• [REQUIRED TASK]:
Print exactly, please, the lines from the top of the entries below up to and including the line with "import seaborn as sns", and nothing else; pictures are excluded.

Entries with chart source code:
────────────────────────────────────────

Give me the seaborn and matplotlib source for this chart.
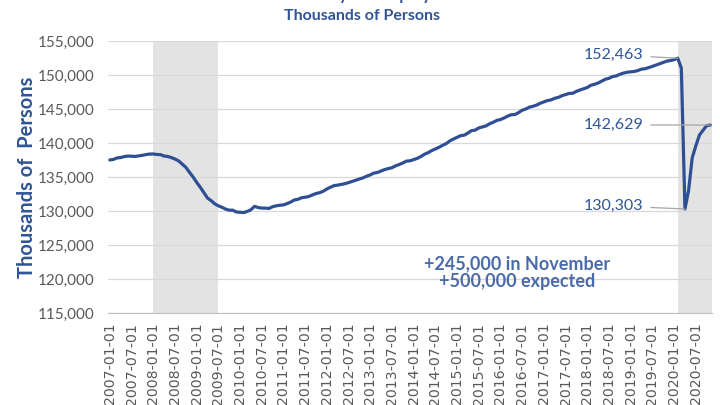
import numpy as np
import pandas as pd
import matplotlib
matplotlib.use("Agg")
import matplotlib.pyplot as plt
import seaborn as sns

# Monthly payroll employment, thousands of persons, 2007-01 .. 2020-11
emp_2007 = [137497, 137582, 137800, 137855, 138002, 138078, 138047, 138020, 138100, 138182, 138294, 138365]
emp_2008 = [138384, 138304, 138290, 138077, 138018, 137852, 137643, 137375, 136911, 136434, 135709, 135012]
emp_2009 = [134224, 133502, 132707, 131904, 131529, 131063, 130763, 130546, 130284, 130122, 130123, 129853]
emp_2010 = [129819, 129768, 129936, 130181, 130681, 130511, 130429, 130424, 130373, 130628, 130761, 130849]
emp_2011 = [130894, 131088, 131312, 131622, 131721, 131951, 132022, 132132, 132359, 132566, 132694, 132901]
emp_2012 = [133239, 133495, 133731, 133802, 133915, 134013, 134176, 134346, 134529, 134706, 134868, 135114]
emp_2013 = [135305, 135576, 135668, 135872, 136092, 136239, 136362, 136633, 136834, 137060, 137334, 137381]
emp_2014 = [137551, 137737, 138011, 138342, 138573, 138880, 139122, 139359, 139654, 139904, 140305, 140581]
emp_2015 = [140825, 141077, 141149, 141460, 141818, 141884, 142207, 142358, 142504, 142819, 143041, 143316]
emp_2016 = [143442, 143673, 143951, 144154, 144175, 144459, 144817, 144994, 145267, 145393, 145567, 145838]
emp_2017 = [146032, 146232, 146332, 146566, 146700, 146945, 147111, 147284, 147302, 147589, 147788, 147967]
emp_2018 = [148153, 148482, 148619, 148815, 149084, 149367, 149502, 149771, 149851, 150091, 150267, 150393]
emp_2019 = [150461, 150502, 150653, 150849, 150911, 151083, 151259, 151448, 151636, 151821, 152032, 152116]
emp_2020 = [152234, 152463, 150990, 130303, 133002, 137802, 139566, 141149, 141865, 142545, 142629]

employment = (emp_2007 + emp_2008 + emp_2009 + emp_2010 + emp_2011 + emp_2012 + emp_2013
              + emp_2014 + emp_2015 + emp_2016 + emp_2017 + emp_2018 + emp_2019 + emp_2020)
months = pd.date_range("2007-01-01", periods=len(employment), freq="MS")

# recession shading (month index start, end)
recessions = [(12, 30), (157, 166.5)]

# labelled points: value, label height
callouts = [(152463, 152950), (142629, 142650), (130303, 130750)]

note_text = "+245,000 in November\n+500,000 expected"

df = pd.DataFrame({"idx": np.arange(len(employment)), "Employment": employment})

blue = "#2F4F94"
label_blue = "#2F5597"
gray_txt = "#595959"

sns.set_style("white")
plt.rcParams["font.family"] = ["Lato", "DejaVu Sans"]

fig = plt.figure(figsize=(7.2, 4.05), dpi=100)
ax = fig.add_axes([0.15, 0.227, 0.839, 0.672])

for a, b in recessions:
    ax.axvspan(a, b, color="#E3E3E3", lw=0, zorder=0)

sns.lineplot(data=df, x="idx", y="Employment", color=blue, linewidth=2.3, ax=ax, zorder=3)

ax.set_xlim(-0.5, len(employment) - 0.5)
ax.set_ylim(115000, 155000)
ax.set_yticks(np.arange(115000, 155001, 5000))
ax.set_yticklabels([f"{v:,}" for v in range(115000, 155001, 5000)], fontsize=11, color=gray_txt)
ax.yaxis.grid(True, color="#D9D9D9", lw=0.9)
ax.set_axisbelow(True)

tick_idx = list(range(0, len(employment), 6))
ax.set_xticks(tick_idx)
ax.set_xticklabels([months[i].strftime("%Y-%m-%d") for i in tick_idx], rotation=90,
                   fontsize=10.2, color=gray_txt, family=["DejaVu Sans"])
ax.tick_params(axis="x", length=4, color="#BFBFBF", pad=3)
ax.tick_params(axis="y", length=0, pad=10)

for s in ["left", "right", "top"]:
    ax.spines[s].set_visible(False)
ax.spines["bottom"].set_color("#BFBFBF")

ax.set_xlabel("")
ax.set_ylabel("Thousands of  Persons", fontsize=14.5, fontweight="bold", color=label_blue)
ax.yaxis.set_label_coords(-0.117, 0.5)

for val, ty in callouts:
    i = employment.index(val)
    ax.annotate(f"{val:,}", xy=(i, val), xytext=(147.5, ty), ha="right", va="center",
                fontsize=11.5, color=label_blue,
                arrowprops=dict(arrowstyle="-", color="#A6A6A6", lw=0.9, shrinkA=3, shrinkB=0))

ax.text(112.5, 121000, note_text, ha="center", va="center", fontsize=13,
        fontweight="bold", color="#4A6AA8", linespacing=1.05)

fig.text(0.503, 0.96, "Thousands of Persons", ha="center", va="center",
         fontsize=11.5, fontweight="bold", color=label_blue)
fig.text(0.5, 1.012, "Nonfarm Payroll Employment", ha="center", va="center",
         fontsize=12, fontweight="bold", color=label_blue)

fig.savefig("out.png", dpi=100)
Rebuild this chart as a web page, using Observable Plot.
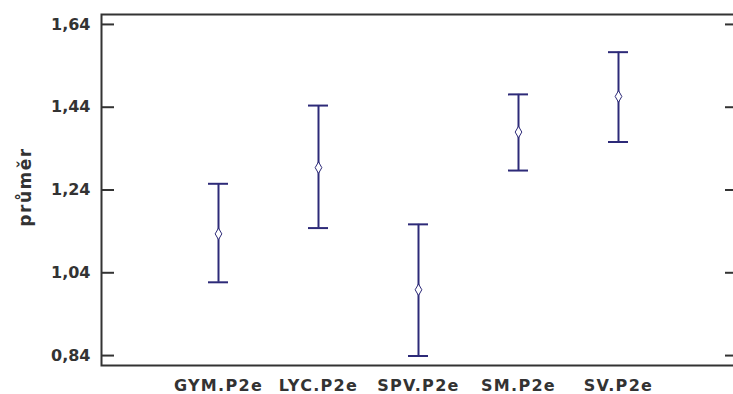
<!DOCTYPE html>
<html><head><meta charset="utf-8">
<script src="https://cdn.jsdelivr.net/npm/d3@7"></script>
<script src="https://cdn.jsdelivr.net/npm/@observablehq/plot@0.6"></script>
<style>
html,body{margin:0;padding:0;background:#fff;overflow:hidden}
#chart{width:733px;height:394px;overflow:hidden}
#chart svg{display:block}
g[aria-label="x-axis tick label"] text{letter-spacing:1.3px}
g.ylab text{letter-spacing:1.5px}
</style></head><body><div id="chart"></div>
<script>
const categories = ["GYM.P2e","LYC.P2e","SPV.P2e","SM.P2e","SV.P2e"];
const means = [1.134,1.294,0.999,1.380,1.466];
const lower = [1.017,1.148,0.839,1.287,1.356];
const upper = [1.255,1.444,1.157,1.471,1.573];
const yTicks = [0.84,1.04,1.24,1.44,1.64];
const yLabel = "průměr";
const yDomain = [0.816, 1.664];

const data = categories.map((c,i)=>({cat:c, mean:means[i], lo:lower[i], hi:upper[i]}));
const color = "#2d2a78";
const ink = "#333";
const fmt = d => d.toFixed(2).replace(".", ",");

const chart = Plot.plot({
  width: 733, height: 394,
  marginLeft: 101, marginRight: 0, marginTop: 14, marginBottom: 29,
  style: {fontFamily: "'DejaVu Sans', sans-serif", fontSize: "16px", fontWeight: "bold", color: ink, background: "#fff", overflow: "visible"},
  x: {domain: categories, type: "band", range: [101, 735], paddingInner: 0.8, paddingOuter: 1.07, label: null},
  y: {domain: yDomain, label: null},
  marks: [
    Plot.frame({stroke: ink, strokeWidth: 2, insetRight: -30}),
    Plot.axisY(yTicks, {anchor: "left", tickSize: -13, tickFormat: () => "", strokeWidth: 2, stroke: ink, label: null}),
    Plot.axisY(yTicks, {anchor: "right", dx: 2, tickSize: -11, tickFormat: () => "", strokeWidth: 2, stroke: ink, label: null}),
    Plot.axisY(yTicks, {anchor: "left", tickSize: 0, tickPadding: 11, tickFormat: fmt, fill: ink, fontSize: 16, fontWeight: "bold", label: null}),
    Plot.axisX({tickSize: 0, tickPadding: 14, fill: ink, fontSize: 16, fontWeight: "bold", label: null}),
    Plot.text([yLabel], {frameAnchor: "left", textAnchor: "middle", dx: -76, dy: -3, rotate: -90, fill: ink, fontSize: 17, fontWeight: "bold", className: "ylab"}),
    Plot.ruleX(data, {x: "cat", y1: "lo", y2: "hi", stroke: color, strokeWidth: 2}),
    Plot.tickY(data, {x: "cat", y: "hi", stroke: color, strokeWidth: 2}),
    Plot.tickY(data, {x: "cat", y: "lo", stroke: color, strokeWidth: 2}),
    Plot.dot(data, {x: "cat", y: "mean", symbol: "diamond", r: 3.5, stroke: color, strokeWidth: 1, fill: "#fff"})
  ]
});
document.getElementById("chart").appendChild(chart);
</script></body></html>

────────────────────────────────────────

• [TASK OUTPUT]:
Give me the seaborn and matplotlib source for this chart.
import numpy as np
import pandas as pd
import matplotlib
matplotlib.use("Agg")
import matplotlib.pyplot as plt
import seaborn as sns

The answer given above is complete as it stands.